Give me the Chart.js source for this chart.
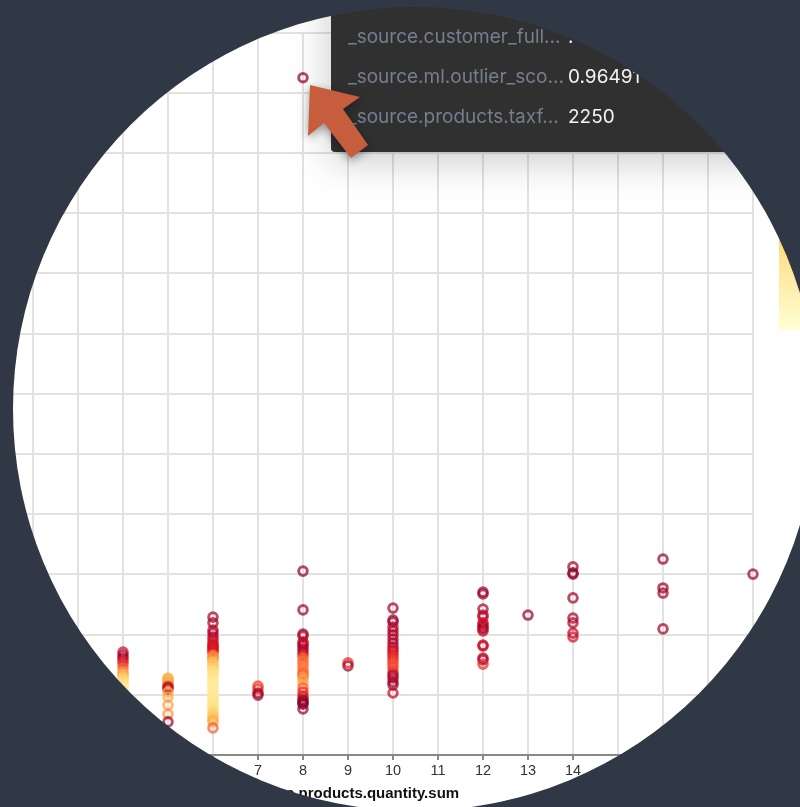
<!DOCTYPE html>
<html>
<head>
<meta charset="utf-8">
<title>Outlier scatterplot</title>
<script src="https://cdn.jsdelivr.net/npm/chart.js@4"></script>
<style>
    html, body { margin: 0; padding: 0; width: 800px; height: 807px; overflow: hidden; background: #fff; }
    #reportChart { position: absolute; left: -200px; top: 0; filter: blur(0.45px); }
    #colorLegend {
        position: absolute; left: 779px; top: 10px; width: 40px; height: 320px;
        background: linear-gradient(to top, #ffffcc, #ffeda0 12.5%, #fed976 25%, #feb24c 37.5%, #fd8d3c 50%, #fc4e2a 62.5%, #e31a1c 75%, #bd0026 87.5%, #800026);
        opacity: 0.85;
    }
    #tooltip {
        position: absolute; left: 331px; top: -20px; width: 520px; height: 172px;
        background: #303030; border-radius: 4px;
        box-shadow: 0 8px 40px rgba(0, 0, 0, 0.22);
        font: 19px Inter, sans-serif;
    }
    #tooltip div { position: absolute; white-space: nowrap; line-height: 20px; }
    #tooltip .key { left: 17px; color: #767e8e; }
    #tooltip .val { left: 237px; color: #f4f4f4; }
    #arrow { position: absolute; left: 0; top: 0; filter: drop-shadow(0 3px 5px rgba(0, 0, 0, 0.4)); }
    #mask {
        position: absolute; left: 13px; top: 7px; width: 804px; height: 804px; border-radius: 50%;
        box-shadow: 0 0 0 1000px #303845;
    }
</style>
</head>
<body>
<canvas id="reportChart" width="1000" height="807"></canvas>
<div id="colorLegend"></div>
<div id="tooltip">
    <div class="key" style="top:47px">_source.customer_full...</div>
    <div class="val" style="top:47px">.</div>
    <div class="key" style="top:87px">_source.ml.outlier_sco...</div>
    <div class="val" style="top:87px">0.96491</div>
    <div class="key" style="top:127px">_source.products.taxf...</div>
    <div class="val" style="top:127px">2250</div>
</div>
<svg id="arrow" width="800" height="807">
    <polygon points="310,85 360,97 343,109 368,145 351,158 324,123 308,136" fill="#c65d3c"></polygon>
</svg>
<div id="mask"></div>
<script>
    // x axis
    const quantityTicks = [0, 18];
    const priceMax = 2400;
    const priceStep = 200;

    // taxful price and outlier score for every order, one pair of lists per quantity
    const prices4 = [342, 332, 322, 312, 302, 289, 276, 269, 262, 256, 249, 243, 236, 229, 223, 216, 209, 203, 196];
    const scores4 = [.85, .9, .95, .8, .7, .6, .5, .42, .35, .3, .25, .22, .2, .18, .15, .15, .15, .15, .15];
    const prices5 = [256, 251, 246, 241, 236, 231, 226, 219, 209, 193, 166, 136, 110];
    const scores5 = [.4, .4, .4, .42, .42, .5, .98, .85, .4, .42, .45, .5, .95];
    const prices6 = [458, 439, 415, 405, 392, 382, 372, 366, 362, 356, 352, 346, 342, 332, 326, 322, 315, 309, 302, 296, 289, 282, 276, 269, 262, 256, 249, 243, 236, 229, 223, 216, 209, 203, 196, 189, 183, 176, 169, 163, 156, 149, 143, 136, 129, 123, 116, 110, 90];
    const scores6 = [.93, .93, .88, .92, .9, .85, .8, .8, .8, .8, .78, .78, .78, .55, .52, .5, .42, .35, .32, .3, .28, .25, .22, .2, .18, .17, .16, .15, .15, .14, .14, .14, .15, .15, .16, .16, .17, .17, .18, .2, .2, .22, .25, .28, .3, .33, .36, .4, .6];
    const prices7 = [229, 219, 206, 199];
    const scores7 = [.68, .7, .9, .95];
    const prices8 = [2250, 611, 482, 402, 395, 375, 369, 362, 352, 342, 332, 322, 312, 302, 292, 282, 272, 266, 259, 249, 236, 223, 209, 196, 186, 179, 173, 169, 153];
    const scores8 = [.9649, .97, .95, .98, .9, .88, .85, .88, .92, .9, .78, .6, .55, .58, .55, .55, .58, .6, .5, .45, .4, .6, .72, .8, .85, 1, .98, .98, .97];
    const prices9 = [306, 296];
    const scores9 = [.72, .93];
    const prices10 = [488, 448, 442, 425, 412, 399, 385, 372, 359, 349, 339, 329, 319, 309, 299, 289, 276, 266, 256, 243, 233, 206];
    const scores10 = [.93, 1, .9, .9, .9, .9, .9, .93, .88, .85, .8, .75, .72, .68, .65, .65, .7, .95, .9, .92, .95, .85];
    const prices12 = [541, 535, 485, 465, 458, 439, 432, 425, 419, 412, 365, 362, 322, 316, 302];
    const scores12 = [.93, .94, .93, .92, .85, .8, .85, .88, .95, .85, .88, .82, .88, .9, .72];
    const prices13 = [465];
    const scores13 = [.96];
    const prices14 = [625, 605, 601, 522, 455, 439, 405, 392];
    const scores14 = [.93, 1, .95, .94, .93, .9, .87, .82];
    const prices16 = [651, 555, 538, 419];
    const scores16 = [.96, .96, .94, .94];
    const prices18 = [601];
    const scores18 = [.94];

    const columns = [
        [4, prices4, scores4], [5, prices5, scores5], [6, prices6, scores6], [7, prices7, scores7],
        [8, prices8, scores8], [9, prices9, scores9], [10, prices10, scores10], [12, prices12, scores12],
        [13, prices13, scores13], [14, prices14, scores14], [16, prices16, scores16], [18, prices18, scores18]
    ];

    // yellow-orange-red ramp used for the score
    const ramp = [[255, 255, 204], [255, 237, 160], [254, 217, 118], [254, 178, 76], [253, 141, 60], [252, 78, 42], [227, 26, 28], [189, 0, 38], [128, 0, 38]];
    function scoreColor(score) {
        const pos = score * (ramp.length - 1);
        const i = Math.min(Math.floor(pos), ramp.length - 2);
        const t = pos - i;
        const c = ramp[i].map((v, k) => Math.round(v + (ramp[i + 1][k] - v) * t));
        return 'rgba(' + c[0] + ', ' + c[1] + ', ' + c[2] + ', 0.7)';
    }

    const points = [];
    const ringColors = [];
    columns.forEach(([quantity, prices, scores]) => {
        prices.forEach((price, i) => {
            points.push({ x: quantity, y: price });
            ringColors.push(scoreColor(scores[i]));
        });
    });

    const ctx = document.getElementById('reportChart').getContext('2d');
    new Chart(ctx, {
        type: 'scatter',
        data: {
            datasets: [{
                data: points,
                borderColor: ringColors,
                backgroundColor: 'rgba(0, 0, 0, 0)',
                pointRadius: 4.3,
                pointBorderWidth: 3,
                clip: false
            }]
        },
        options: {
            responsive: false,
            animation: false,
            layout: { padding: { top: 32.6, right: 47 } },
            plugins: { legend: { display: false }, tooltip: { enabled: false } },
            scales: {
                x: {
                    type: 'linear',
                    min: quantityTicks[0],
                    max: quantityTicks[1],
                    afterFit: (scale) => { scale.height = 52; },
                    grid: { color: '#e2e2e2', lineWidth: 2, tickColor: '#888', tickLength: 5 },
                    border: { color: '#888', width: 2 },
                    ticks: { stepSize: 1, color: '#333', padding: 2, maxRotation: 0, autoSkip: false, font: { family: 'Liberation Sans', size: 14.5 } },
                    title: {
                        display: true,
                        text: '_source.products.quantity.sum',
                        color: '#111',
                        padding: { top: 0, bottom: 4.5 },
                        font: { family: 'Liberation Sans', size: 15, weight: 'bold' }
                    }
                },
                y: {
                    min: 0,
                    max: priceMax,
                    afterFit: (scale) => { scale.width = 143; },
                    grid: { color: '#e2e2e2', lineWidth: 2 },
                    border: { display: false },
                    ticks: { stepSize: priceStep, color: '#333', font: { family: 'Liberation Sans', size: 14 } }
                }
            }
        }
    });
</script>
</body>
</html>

★ ★ ★ ★ ★

## What you will do
Your task is an exact transcription of all the data, minus the pictures.

## Output of the task
Give me the Chart.js source for this chart.
<!DOCTYPE html>
<html>
<head>
<meta charset="utf-8">
<title>Outlier scatterplot</title>
<script src="https://cdn.jsdelivr.net/npm/chart.js@4"></script>
<style>
    html, body { margin: 0; padding: 0; width: 800px; height: 807px; overflow: hidden; background: #fff; }
    #reportChart { position: absolute; left: -200px; top: 0; filter: blur(0.45px); }
    #colorLegend {
        position: absolute; left: 779px; top: 10px; width: 40px; height: 320px;
        background: linear-gradient(to top, #ffffcc, #ffeda0 12.5%, #fed976 25%, #feb24c 37.5%, #fd8d3c 50%, #fc4e2a 62.5%, #e31a1c 75%, #bd0026 87.5%, #800026);
        opacity: 0.85;
    }
    #tooltip {
        position: absolute; left: 331px; top: -20px; width: 520px; height: 172px;
        background: #303030; border-radius: 4px;
        box-shadow: 0 8px 40px rgba(0, 0, 0, 0.22);
        font: 19px Inter, sans-serif;
    }
    #tooltip div { position: absolute; white-space: nowrap; line-height: 20px; }
    #tooltip .key { left: 17px; color: #767e8e; }
    #tooltip .val { left: 237px; color: #f4f4f4; }
    #arrow { position: absolute; left: 0; top: 0; filter: drop-shadow(0 3px 5px rgba(0, 0, 0, 0.4)); }
    #mask {
        position: absolute; left: 13px; top: 7px; width: 804px; height: 804px; border-radius: 50%;
        box-shadow: 0 0 0 1000px #303845;
    }
</style>
</head>
<body>
<canvas id="reportChart" width="1000" height="807"></canvas>
<div id="colorLegend"></div>
<div id="tooltip">
    <div class="key" style="top:47px">_source.customer_full...</div>
    <div class="val" style="top:47px">.</div>
    <div class="key" style="top:87px">_source.ml.outlier_sco...</div>
    <div class="val" style="top:87px">0.96491</div>
    <div class="key" style="top:127px">_source.products.taxf...</div>
    <div class="val" style="top:127px">2250</div>
</div>
<svg id="arrow" width="800" height="807">
    <polygon points="310,85 360,97 343,109 368,145 351,158 324,123 308,136" fill="#c65d3c"></polygon>
</svg>
<div id="mask"></div>
<script>
    // x axis
    const quantityTicks = [0, 18];
    const priceMax = 2400;
    const priceStep = 200;

    // taxful price and outlier score for every order, one pair of lists per quantity
    const prices4 = [342, 332, 322, 312, 302, 289, 276, 269, 262, 256, 249, 243, 236, 229, 223, 216, 209, 203, 196];
    const scores4 = [.85, .9, .95, .8, .7, .6, .5, .42, .35, .3, .25, .22, .2, .18, .15, .15, .15, .15, .15];
    const prices5 = [256, 251, 246, 241, 236, 231, 226, 219, 209, 193, 166, 136, 110];
    const scores5 = [.4, .4, .4, .42, .42, .5, .98, .85, .4, .42, .45, .5, .95];
    const prices6 = [458, 439, 415, 405, 392, 382, 372, 366, 362, 356, 352, 346, 342, 332, 326, 322, 315, 309, 302, 296, 289, 282, 276, 269, 262, 256, 249, 243, 236, 229, 223, 216, 209, 203, 196, 189, 183, 176, 169, 163, 156, 149, 143, 136, 129, 123, 116, 110, 90];
    const scores6 = [.93, .93, .88, .92, .9, .85, .8, .8, .8, .8, .78, .78, .78, .55, .52, .5, .42, .35, .32, .3, .28, .25, .22, .2, .18, .17, .16, .15, .15, .14, .14, .14, .15, .15, .16, .16, .17, .17, .18, .2, .2, .22, .25, .28, .3, .33, .36, .4, .6];
    const prices7 = [229, 219, 206, 199];
    const scores7 = [.68, .7, .9, .95];
    const prices8 = [2250, 611, 482, 402, 395, 375, 369, 362, 352, 342, 332, 322, 312, 302, 292, 282, 272, 266, 259, 249, 236, 223, 209, 196, 186, 179, 173, 169, 153];
    const scores8 = [.9649, .97, .95, .98, .9, .88, .85, .88, .92, .9, .78, .6, .55, .58, .55, .55, .58, .6, .5, .45, .4, .6, .72, .8, .85, 1, .98, .98, .97];
    const prices9 = [306, 296];
    const scores9 = [.72, .93];
    const prices10 = [488, 448, 442, 425, 412, 399, 385, 372, 359, 349, 339, 329, 319, 309, 299, 289, 276, 266, 256, 243, 233, 206];
    const scores10 = [.93, 1, .9, .9, .9, .9, .9, .93, .88, .85, .8, .75, .72, .68, .65, .65, .7, .95, .9, .92, .95, .85];
    const prices12 = [541, 535, 485, 465, 458, 439, 432, 425, 419, 412, 365, 362, 322, 316, 302];
    const scores12 = [.93, .94, .93, .92, .85, .8, .85, .88, .95, .85, .88, .82, .88, .9, .72];
    const prices13 = [465];
    const scores13 = [.96];
    const prices14 = [625, 605, 601, 522, 455, 439, 405, 392];
    const scores14 = [.93, 1, .95, .94, .93, .9, .87, .82];
    const prices16 = [651, 555, 538, 419];
    const scores16 = [.96, .96, .94, .94];
    const prices18 = [601];
    const scores18 = [.94];

    const columns = [
        [4, prices4, scores4], [5, prices5, scores5], [6, prices6, scores6], [7, prices7, scores7],
        [8, prices8, scores8], [9, prices9, scores9], [10, prices10, scores10], [12, prices12, scores12],
        [13, prices13, scores13], [14, prices14, scores14], [16, prices16, scores16], [18, prices18, scores18]
    ];

    // yellow-orange-red ramp used for the score
    const ramp = [[255, 255, 204], [255, 237, 160], [254, 217, 118], [254, 178, 76], [253, 141, 60], [252, 78, 42], [227, 26, 28], [189, 0, 38], [128, 0, 38]];
    function scoreColor(score) {
        const pos = score * (ramp.length - 1);
        const i = Math.min(Math.floor(pos), ramp.length - 2);
        const t = pos - i;
        const c = ramp[i].map((v, k) => Math.round(v + (ramp[i + 1][k] - v) * t));
        return 'rgba(' + c[0] + ', ' + c[1] + ', ' + c[2] + ', 0.7)';
    }

    const points = [];
    const ringColors = [];
    columns.forEach(([quantity, prices, scores]) => {
        prices.forEach((price, i) => {
            points.push({ x: quantity, y: price });
            ringColors.push(scoreColor(scores[i]));
        });
    });

    const ctx = document.getElementById('reportChart').getContext('2d');
    new Chart(ctx, {
        type: 'scatter',
        data: {
            datasets: [{
                data: points,
                borderColor: ringColors,
                backgroundColor: 'rgba(0, 0, 0, 0)',
                pointRadius: 4.3,
                pointBorderWidth: 3,
                clip: false
            }]
        },
        options: {
            responsive: false,
            animation: false,
            layout: { padding: { top: 32.6, right: 47 } },
            plugins: { legend: { display: false }, tooltip: { enabled: false } },
            scales: {
                x: {
                    type: 'linear',
                    min: quantityTicks[0],
                    max: quantityTicks[1],
                    afterFit: (scale) => { scale.height = 52; },
                    grid: { color: '#e2e2e2', lineWidth: 2, tickColor: '#888', tickLength: 5 },
                    border: { color: '#888', width: 2 },
                    ticks: { stepSize: 1, color: '#333', padding: 2, maxRotation: 0, autoSkip: false, font: { family: 'Liberation Sans', size: 14.5 } },
                    title: {
                        display: true,
                        text: '_source.products.quantity.sum',
                        color: '#111',
                        padding: { top: 0, bottom: 4.5 },
                        font: { family: 'Liberation Sans', size: 15, weight: 'bold' }
                    }
                },
                y: {
                    min: 0,
                    max: priceMax,
                    afterFit: (scale) => { scale.width = 143; },
                    grid: { color: '#e2e2e2', lineWidth: 2 },
                    border: { display: false },
                    ticks: { stepSize: priceStep, color: '#333', font: { family: 'Liberation Sans', size: 14 } }
                }
            }
        }
    });
</script>
</body>
</html>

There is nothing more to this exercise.